— BEGIN Recorded data —

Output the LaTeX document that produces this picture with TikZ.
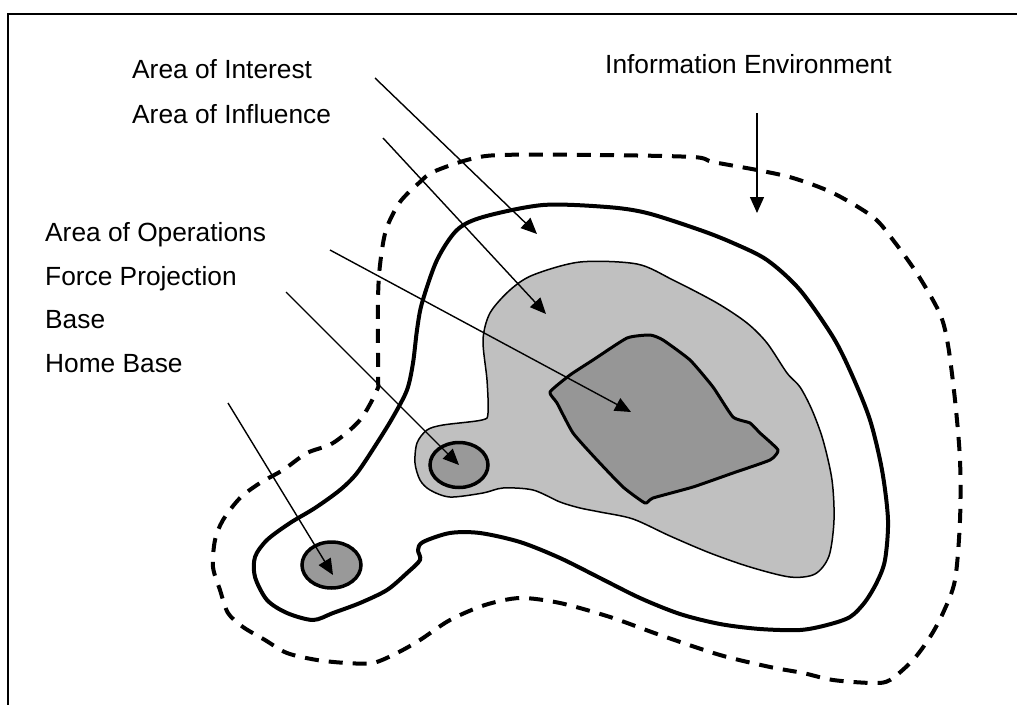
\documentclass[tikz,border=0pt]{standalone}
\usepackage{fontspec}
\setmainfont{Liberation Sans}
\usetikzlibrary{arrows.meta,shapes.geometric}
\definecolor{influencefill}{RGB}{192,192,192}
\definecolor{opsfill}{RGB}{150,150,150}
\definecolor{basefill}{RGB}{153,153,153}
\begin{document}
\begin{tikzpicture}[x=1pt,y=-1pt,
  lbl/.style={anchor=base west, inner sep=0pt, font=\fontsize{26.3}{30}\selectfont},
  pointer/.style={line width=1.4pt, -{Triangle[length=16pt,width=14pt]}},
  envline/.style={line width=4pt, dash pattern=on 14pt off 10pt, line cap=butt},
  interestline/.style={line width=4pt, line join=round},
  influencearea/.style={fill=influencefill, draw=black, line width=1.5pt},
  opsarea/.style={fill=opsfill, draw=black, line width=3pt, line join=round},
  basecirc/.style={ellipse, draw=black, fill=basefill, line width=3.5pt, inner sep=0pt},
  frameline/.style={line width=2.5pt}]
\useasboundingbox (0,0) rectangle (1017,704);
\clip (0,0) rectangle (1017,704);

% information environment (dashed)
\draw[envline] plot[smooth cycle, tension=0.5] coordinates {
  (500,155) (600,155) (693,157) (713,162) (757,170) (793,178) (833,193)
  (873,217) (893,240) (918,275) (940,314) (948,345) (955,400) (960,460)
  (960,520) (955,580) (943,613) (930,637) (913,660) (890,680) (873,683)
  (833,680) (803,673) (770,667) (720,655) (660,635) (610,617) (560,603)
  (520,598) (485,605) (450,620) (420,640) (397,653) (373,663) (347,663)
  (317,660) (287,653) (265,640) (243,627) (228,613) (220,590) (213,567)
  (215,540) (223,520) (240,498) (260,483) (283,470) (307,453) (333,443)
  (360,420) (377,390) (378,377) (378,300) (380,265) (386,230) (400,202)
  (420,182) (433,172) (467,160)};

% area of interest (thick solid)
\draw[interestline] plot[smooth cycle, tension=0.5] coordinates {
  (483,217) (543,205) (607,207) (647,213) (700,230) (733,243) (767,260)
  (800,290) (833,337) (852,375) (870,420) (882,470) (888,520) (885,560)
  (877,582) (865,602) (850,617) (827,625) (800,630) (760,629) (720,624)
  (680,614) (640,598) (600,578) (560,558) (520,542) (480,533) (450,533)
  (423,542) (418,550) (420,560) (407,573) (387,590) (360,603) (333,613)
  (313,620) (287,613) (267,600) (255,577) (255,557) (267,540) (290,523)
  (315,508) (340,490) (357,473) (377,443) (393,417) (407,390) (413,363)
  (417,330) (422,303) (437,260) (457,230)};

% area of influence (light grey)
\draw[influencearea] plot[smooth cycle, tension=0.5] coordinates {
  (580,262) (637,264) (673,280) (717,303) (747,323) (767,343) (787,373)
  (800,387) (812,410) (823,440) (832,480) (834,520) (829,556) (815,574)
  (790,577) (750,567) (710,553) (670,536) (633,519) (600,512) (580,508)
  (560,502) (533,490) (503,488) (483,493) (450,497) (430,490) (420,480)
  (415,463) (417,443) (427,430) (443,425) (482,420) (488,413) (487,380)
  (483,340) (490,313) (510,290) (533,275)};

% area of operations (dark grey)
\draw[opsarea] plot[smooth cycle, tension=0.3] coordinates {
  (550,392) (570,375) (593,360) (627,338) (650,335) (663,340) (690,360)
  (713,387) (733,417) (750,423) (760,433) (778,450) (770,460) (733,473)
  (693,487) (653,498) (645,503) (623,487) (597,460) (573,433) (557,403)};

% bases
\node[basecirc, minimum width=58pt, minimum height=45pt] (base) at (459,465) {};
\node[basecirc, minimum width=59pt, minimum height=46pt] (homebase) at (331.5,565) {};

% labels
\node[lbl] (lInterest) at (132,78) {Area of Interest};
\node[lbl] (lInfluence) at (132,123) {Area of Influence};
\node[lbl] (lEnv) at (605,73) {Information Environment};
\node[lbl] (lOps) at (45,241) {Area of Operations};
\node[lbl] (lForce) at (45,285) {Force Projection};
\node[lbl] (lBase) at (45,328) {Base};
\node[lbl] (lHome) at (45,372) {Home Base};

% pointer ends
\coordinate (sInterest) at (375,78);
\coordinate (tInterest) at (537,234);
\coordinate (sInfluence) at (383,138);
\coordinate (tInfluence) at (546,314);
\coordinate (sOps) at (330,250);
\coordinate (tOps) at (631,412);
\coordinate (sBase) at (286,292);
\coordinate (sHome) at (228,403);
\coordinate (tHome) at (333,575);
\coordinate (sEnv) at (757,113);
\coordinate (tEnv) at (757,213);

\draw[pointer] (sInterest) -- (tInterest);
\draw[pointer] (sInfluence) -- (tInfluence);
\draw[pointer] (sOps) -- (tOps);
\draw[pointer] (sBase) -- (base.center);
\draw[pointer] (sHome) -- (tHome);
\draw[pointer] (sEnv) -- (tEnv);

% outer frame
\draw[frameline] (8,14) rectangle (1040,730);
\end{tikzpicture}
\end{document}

— END Recorded data —

> Instructions to follow:
Leaving the pictures aside, transcribe the entire listing exactly.

> Written response:
Output the LaTeX document that produces this picture with TikZ.
\documentclass[tikz,border=0pt]{standalone}
\usepackage{fontspec}
\setmainfont{Liberation Sans}
\usetikzlibrary{arrows.meta,shapes.geometric}
\definecolor{influencefill}{RGB}{192,192,192}
\definecolor{opsfill}{RGB}{150,150,150}
\definecolor{basefill}{RGB}{153,153,153}
\begin{document}
\begin{tikzpicture}[x=1pt,y=-1pt,
  lbl/.style={anchor=base west, inner sep=0pt, font=\fontsize{26.3}{30}\selectfont},
  pointer/.style={line width=1.4pt, -{Triangle[length=16pt,width=14pt]}},
  envline/.style={line width=4pt, dash pattern=on 14pt off 10pt, line cap=butt},
  interestline/.style={line width=4pt, line join=round},
  influencearea/.style={fill=influencefill, draw=black, line width=1.5pt},
  opsarea/.style={fill=opsfill, draw=black, line width=3pt, line join=round},
  basecirc/.style={ellipse, draw=black, fill=basefill, line width=3.5pt, inner sep=0pt},
  frameline/.style={line width=2.5pt}]
\useasboundingbox (0,0) rectangle (1017,704);
\clip (0,0) rectangle (1017,704);

% information environment (dashed)
\draw[envline] plot[smooth cycle, tension=0.5] coordinates {
  (500,155) (600,155) (693,157) (713,162) (757,170) (793,178) (833,193)
  (873,217) (893,240) (918,275) (940,314) (948,345) (955,400) (960,460)
  (960,520) (955,580) (943,613) (930,637) (913,660) (890,680) (873,683)
  (833,680) (803,673) (770,667) (720,655) (660,635) (610,617) (560,603)
  (520,598) (485,605) (450,620) (420,640) (397,653) (373,663) (347,663)
  (317,660) (287,653) (265,640) (243,627) (228,613) (220,590) (213,567)
  (215,540) (223,520) (240,498) (260,483) (283,470) (307,453) (333,443)
  (360,420) (377,390) (378,377) (378,300) (380,265) (386,230) (400,202)
  (420,182) (433,172) (467,160)};

% area of interest (thick solid)
\draw[interestline] plot[smooth cycle, tension=0.5] coordinates {
  (483,217) (543,205) (607,207) (647,213) (700,230) (733,243) (767,260)
  (800,290) (833,337) (852,375) (870,420) (882,470) (888,520) (885,560)
  (877,582) (865,602) (850,617) (827,625) (800,630) (760,629) (720,624)
  (680,614) (640,598) (600,578) (560,558) (520,542) (480,533) (450,533)
  (423,542) (418,550) (420,560) (407,573) (387,590) (360,603) (333,613)
  (313,620) (287,613) (267,600) (255,577) (255,557) (267,540) (290,523)
  (315,508) (340,490) (357,473) (377,443) (393,417) (407,390) (413,363)
  (417,330) (422,303) (437,260) (457,230)};

% area of influence (light grey)
\draw[influencearea] plot[smooth cycle, tension=0.5] coordinates {
  (580,262) (637,264) (673,280) (717,303) (747,323) (767,343) (787,373)
  (800,387) (812,410) (823,440) (832,480) (834,520) (829,556) (815,574)
  (790,577) (750,567) (710,553) (670,536) (633,519) (600,512) (580,508)
  (560,502) (533,490) (503,488) (483,493) (450,497) (430,490) (420,480)
  (415,463) (417,443) (427,430) (443,425) (482,420) (488,413) (487,380)
  (483,340) (490,313) (510,290) (533,275)};

% area of operations (dark grey)
\draw[opsarea] plot[smooth cycle, tension=0.3] coordinates {
  (550,392) (570,375) (593,360) (627,338) (650,335) (663,340) (690,360)
  (713,387) (733,417) (750,423) (760,433) (778,450) (770,460) (733,473)
  (693,487) (653,498) (645,503) (623,487) (597,460) (573,433) (557,403)};

% bases
\node[basecirc, minimum width=58pt, minimum height=45pt] (base) at (459,465) {};
\node[basecirc, minimum width=59pt, minimum height=46pt] (homebase) at (331.5,565) {};

% labels
\node[lbl] (lInterest) at (132,78) {Area of Interest};
\node[lbl] (lInfluence) at (132,123) {Area of Influence};
\node[lbl] (lEnv) at (605,73) {Information Environment};
\node[lbl] (lOps) at (45,241) {Area of Operations};
\node[lbl] (lForce) at (45,285) {Force Projection};
\node[lbl] (lBase) at (45,328) {Base};
\node[lbl] (lHome) at (45,372) {Home Base};

% pointer ends
\coordinate (sInterest) at (375,78);
\coordinate (tInterest) at (537,234);
\coordinate (sInfluence) at (383,138);
\coordinate (tInfluence) at (546,314);
\coordinate (sOps) at (330,250);
\coordinate (tOps) at (631,412);
\coordinate (sBase) at (286,292);
\coordinate (sHome) at (228,403);
\coordinate (tHome) at (333,575);
\coordinate (sEnv) at (757,113);
\coordinate (tEnv) at (757,213);

\draw[pointer] (sInterest) -- (tInterest);
\draw[pointer] (sInfluence) -- (tInfluence);
\draw[pointer] (sOps) -- (tOps);
\draw[pointer] (sBase) -- (base.center);
\draw[pointer] (sHome) -- (tHome);
\draw[pointer] (sEnv) -- (tEnv);

% outer frame
\draw[frameline] (8,14) rectangle (1040,730);
\end{tikzpicture}
\end{document}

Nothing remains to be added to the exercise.